▶ _Extracted entries_:

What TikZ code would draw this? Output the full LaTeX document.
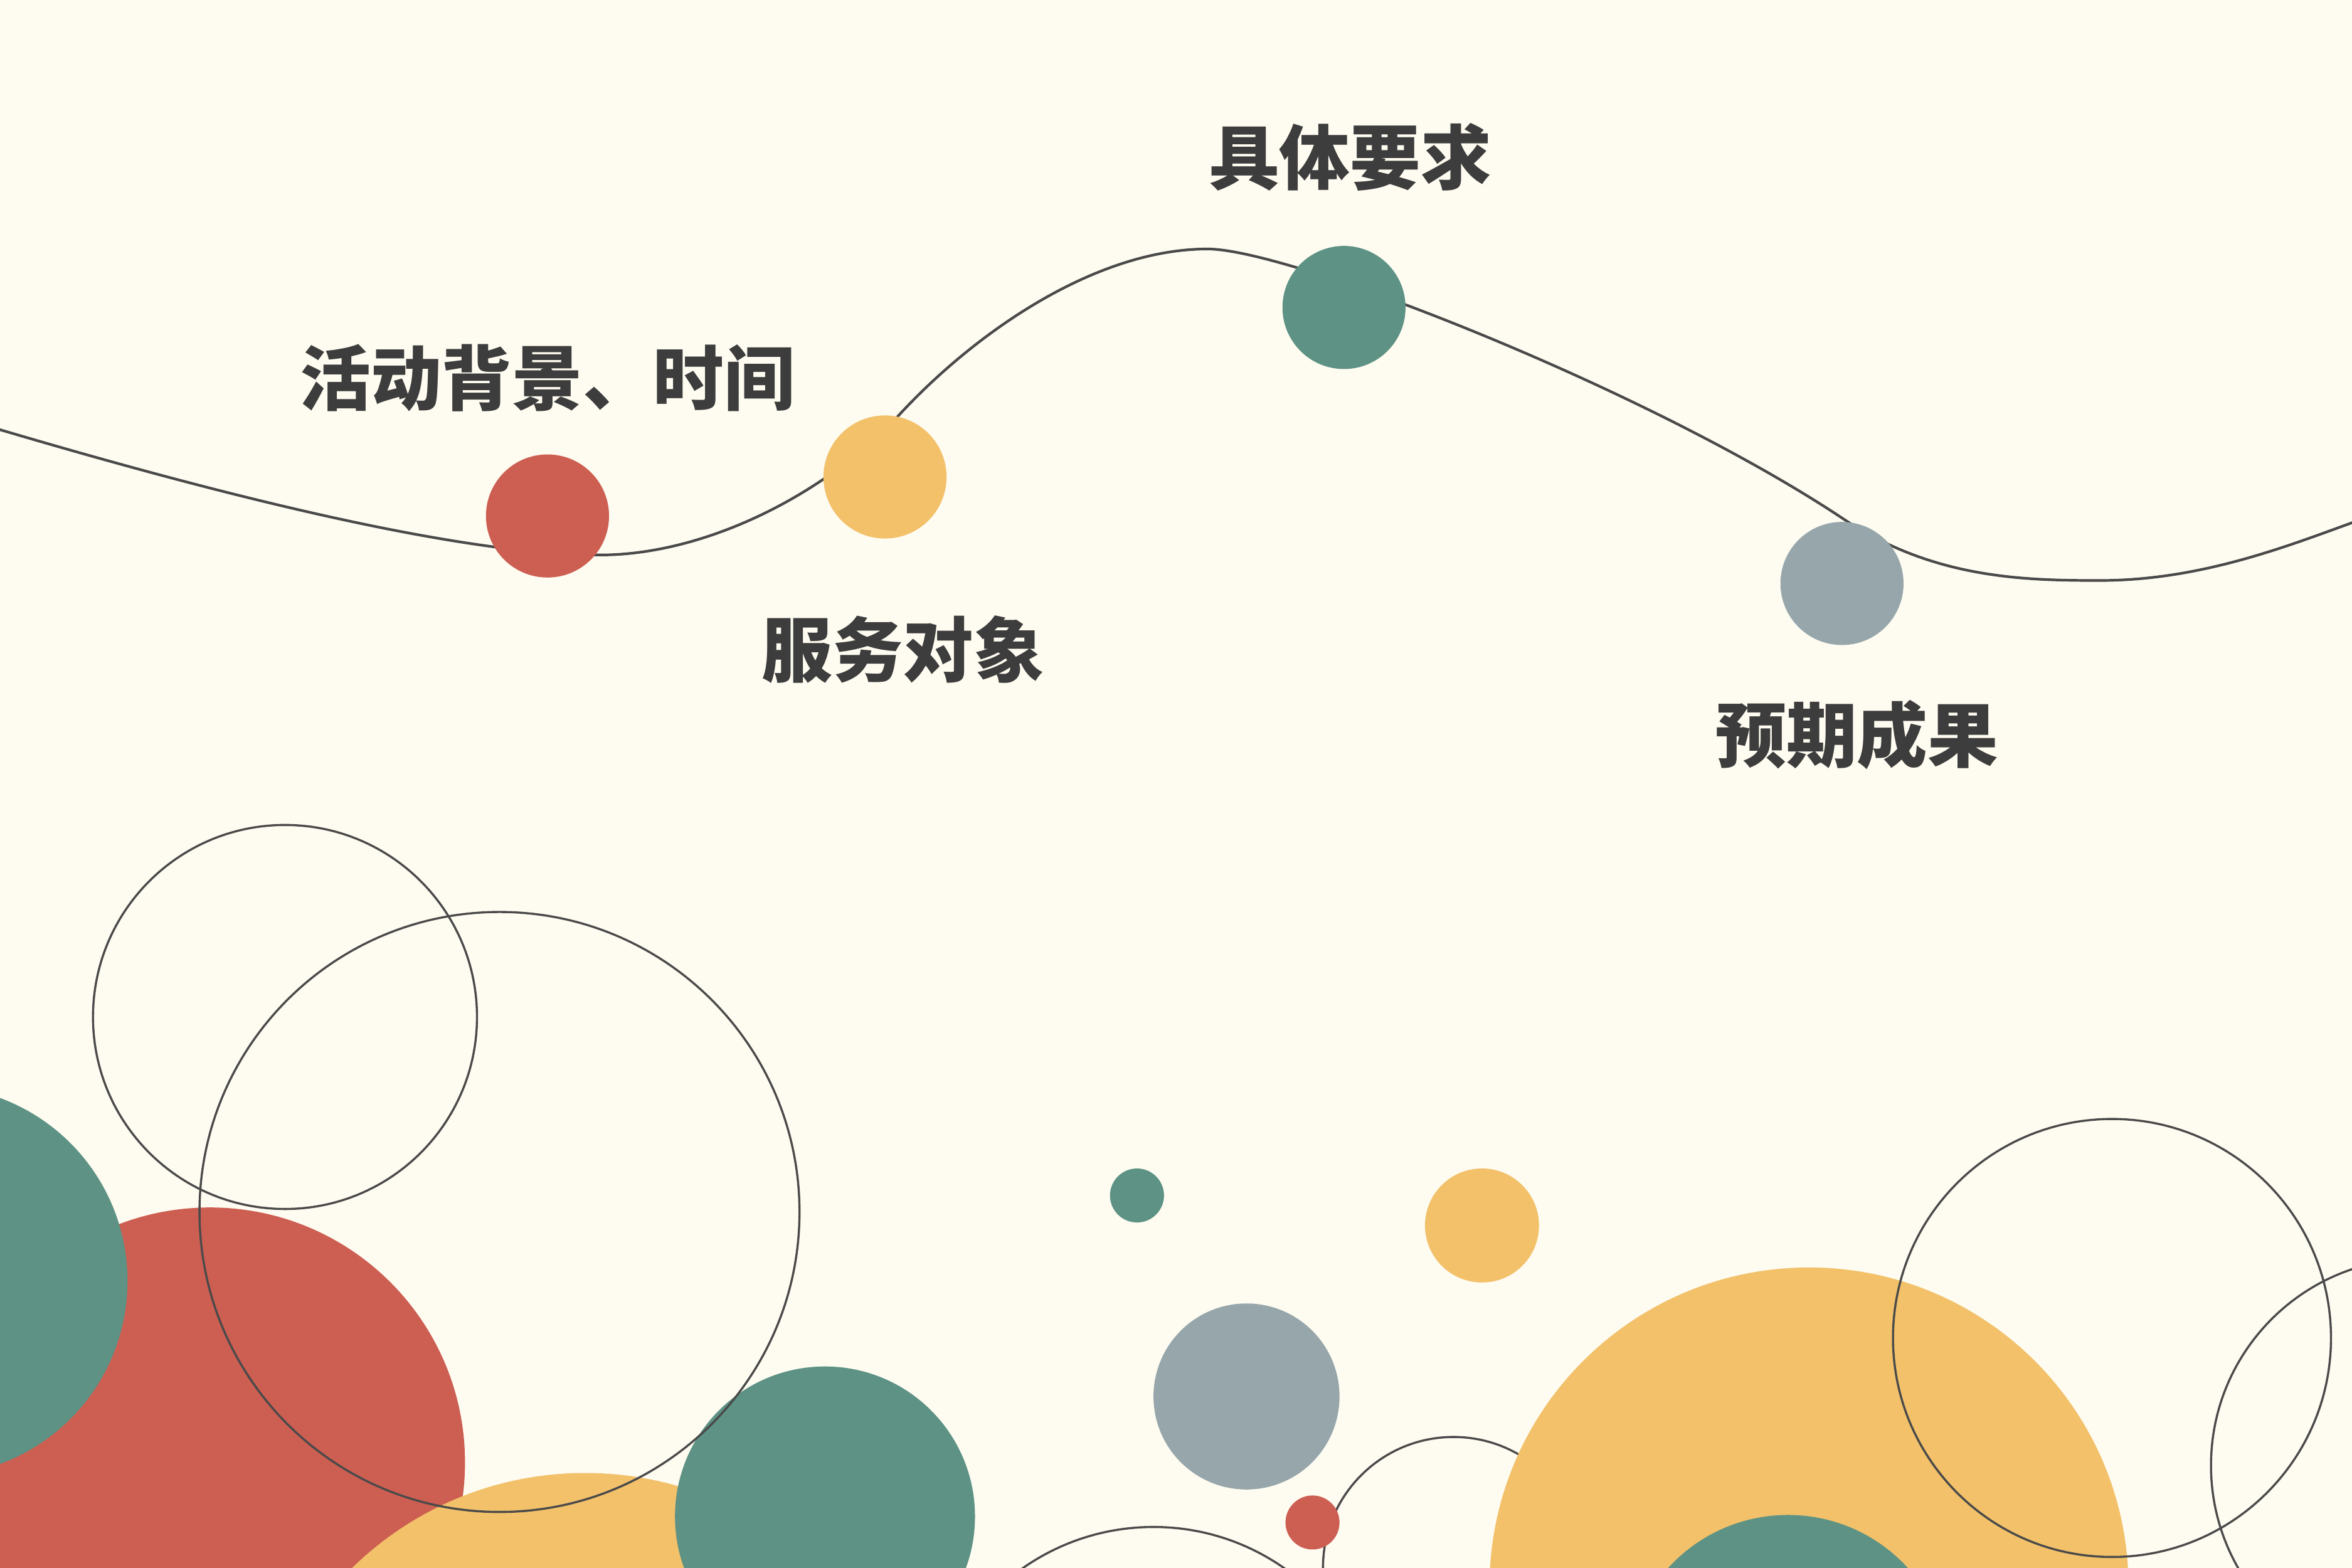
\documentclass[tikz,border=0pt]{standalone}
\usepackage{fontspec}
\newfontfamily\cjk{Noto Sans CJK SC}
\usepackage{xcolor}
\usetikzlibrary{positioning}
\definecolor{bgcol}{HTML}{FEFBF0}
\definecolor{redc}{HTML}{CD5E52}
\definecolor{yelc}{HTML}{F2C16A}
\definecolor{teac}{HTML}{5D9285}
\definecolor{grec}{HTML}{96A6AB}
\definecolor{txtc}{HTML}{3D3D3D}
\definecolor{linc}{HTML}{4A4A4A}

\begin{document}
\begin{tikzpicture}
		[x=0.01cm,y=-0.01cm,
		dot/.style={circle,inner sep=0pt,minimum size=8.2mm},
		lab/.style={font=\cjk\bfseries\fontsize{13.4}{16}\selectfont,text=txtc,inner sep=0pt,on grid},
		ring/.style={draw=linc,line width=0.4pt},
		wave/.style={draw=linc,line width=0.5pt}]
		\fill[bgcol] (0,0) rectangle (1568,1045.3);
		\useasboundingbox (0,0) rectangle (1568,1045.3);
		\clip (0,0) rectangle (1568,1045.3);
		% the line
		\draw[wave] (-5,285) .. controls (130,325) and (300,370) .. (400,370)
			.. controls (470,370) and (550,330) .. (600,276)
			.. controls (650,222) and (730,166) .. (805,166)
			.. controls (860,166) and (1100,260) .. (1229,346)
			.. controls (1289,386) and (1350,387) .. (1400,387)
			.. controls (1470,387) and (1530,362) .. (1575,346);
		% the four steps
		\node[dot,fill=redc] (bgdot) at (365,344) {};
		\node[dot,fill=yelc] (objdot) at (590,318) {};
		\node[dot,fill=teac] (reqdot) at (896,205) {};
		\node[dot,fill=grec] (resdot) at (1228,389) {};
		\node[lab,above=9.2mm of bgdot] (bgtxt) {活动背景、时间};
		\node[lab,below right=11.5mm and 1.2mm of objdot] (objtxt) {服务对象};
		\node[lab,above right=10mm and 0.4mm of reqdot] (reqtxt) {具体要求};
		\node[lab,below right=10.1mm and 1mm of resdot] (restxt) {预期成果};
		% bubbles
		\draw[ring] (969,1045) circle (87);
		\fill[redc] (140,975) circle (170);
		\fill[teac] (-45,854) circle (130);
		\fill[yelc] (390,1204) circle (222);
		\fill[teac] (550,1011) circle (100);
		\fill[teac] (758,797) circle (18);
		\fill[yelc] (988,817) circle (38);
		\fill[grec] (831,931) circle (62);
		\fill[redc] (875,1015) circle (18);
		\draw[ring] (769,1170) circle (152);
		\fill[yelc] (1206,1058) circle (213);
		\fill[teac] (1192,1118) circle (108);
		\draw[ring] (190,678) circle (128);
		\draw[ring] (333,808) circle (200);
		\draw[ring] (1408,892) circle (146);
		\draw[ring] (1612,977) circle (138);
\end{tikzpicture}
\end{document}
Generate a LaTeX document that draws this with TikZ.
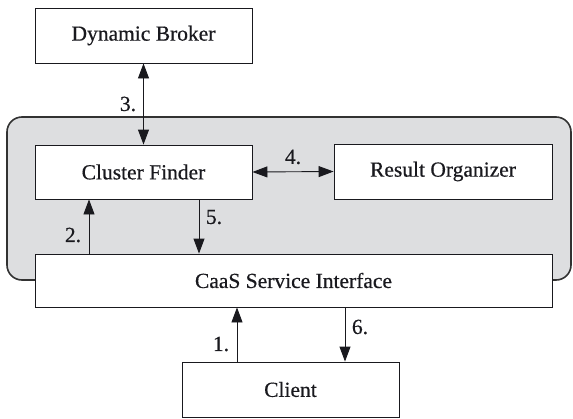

▶ _Exercise instructions_: Leave out the pictures and copy the rest of the material above exactly.

▶ _Exercise result_:
What TikZ code would draw this? Output the full LaTeX document.
\documentclass[tikz,border=0pt]{standalone}
\usepackage{fontspec}
\newfontfamily\cjk{Noto Sans CJK SC}
\usepackage{xcolor}
\usetikzlibrary{positioning}
\definecolor{bgcol}{HTML}{FEFBF0}
\definecolor{redc}{HTML}{CD5E52}
\definecolor{yelc}{HTML}{F2C16A}
\definecolor{teac}{HTML}{5D9285}
\definecolor{grec}{HTML}{96A6AB}
\definecolor{txtc}{HTML}{3D3D3D}
\definecolor{linc}{HTML}{4A4A4A}

\begin{document}
\begin{tikzpicture}
		[x=0.01cm,y=-0.01cm,
		dot/.style={circle,inner sep=0pt,minimum size=8.2mm},
		lab/.style={font=\cjk\bfseries\fontsize{13.4}{16}\selectfont,text=txtc,inner sep=0pt,on grid},
		ring/.style={draw=linc,line width=0.4pt},
		wave/.style={draw=linc,line width=0.5pt}]
		\fill[bgcol] (0,0) rectangle (1568,1045.3);
		\useasboundingbox (0,0) rectangle (1568,1045.3);
		\clip (0,0) rectangle (1568,1045.3);
		% the line
		\draw[wave] (-5,285) .. controls (130,325) and (300,370) .. (400,370)
			.. controls (470,370) and (550,330) .. (600,276)
			.. controls (650,222) and (730,166) .. (805,166)
			.. controls (860,166) and (1100,260) .. (1229,346)
			.. controls (1289,386) and (1350,387) .. (1400,387)
			.. controls (1470,387) and (1530,362) .. (1575,346);
		% the four steps
		\node[dot,fill=redc] (bgdot) at (365,344) {};
		\node[dot,fill=yelc] (objdot) at (590,318) {};
		\node[dot,fill=teac] (reqdot) at (896,205) {};
		\node[dot,fill=grec] (resdot) at (1228,389) {};
		\node[lab,above=9.2mm of bgdot] (bgtxt) {活动背景、时间};
		\node[lab,below right=11.5mm and 1.2mm of objdot] (objtxt) {服务对象};
		\node[lab,above right=10mm and 0.4mm of reqdot] (reqtxt) {具体要求};
		\node[lab,below right=10.1mm and 1mm of resdot] (restxt) {预期成果};
		% bubbles
		\draw[ring] (969,1045) circle (87);
		\fill[redc] (140,975) circle (170);
		\fill[teac] (-45,854) circle (130);
		\fill[yelc] (390,1204) circle (222);
		\fill[teac] (550,1011) circle (100);
		\fill[teac] (758,797) circle (18);
		\fill[yelc] (988,817) circle (38);
		\fill[grec] (831,931) circle (62);
		\fill[redc] (875,1015) circle (18);
		\draw[ring] (769,1170) circle (152);
		\fill[yelc] (1206,1058) circle (213);
		\fill[teac] (1192,1118) circle (108);
		\draw[ring] (190,678) circle (128);
		\draw[ring] (333,808) circle (200);
		\draw[ring] (1408,892) circle (146);
		\draw[ring] (1612,977) circle (138);
\end{tikzpicture}
\end{document}
Generate a LaTeX document that draws this with TikZ.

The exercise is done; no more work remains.